Kymberly Whitehead
Money Saving App Review Digit Kymberly Whitehead


As of Monday, I have officially been using app Digit for two years. Digit was one of the first savings apps I tried, and has played a key role in my journey to financial freedom. During this time I’ve kept it on my phone, only occasionally withdrawing from it for financial emergencies.

So, what is Digit?

Digit is an automated savings app. It uses an algorithm to learn your spending patterns and then saves according to how much it believes you can afford. The app also learns the schedule of your bill payments in order to prevent withdrawing money during a time you may need it. This feature is different from other savings apps like Qapital and Acorns, which use specific rules (round ups, weekly deposits, guilty pleasure, etc.) to trigger the savings.

Pros:

  1. It works. I’ve saved well over $2000 using this app. This may not appear to be a large amount, but during these past two years I’ve withdrawn money for emergencies, stopped leaving money in my main funding account and paused the app for months at a time all together.
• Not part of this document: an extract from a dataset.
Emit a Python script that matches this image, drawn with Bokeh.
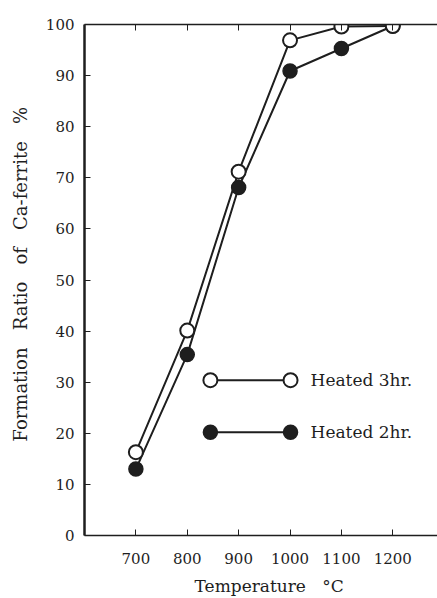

I’ve also set a maximum daily savings limit of $5 so that the app cannot withdraw more than $5 from my checking account per day.
  2. The algorithm has not failed me yet. There have been multiple times when I logged into the app and saw a message saying it was unable to save for me due to upcoming bills, even if I had hundreds of dollars in my checking account. When my account is low, the app makes sure to only take a little amount at a time, a few times per week. This makes it much easier to endure. In my opinion, it’s the equivalent to an occasional bag of chips or extra fast food meal per week.
  3. Multiple Goals: I also enjoy the fact that you can save towards multiple goals at a time. This was a great feature around Christmas time because it allowed me the save for my emergency fund while simultaneously saving for presents. With multiple goals, you have the option of putting more “savings effort” towards a specific goal through the boost feature. Example: $10, 3 goals and one with boost turned on. $5 may get put towards the one with boost, while $2.50 each will go towards the other two.
  4. Digit also recently released a new credit card payoff feature. This feature allows users to choose to save money to put towards extra credit card payments. The app stores the money and sends it to your credit card company once a month. I’ve tried it with my Capital One card and had no problems. I didn’t think it was anything special, but I didn’t think it was a bad feature. I believe users can get the exact same effect by creating a goal for debt payoff, and periodically making extra payments. I can however see how this may be beneficial for someone who does not want to manually do it.
  5. Transfers: I’m not sure if this is because of my bank, or because of Digit, but transfers are almost always completed the day of for me. One of the things that originally turned me off from Qapital was the fact that transfers took around five days to complete. Digit on the other hand hits my bank account within 24 hours. This is great because it allows the money to leave in small increments (which is the main appeal of the app), as opposed to withdrawing large amounts at once. It also makes my money easy to access in the event they I need it quickly.

Cons:

  1. When I originally signed up for the app in 2017, Digit was completely free. However, recently they’ve implemented a $2.99 monthly subscription fee. Although I understand why the creators did it from a business standpoint, having to pay a fee to save money seems counterproductive. Digit does offer a 1% savings “boost” every quarter — which can offset the cost for some, though they would need to keep at least $3600 in their Digit account. I much rather periodically transfer my money into a high-yield savings account, so I just treat the app like a subscription service. Even with the fee, it is still worth it to me. I’ve saved way more money than I would’ve on my own.
  2. Digit does not offer phone support. Users can message the support team via chat and email, but not talk to them over the phone. I have never experienced a problem with messaging their customer service, though I can see how this could be an issue for people who prefer phone support.
  3. Earlier I discussed how much I love the algorithm- which I do, but sometimes it can get a little too aggressive. Because it saves money based on your funding account, large windfalls of money can throw it off. For example, if you deposit a $1000 check in an account that usually has a balance of $300, Digit’s algorithm may withdraw $20 in one day as opposed to the usual $3 or $4. One of the easiest ways to get around this is to set a daily maximum save limit. I have mine currently set at $5, meaning Digit cannot save more than $5 a day from my funding account.

Overall, I’m happy with the app. I’m always looking for ways to automate my savings and Digit has easily become my second favorite way to do this. It has helped me save a total of $4000 in two years, which is well worth the monthly fee.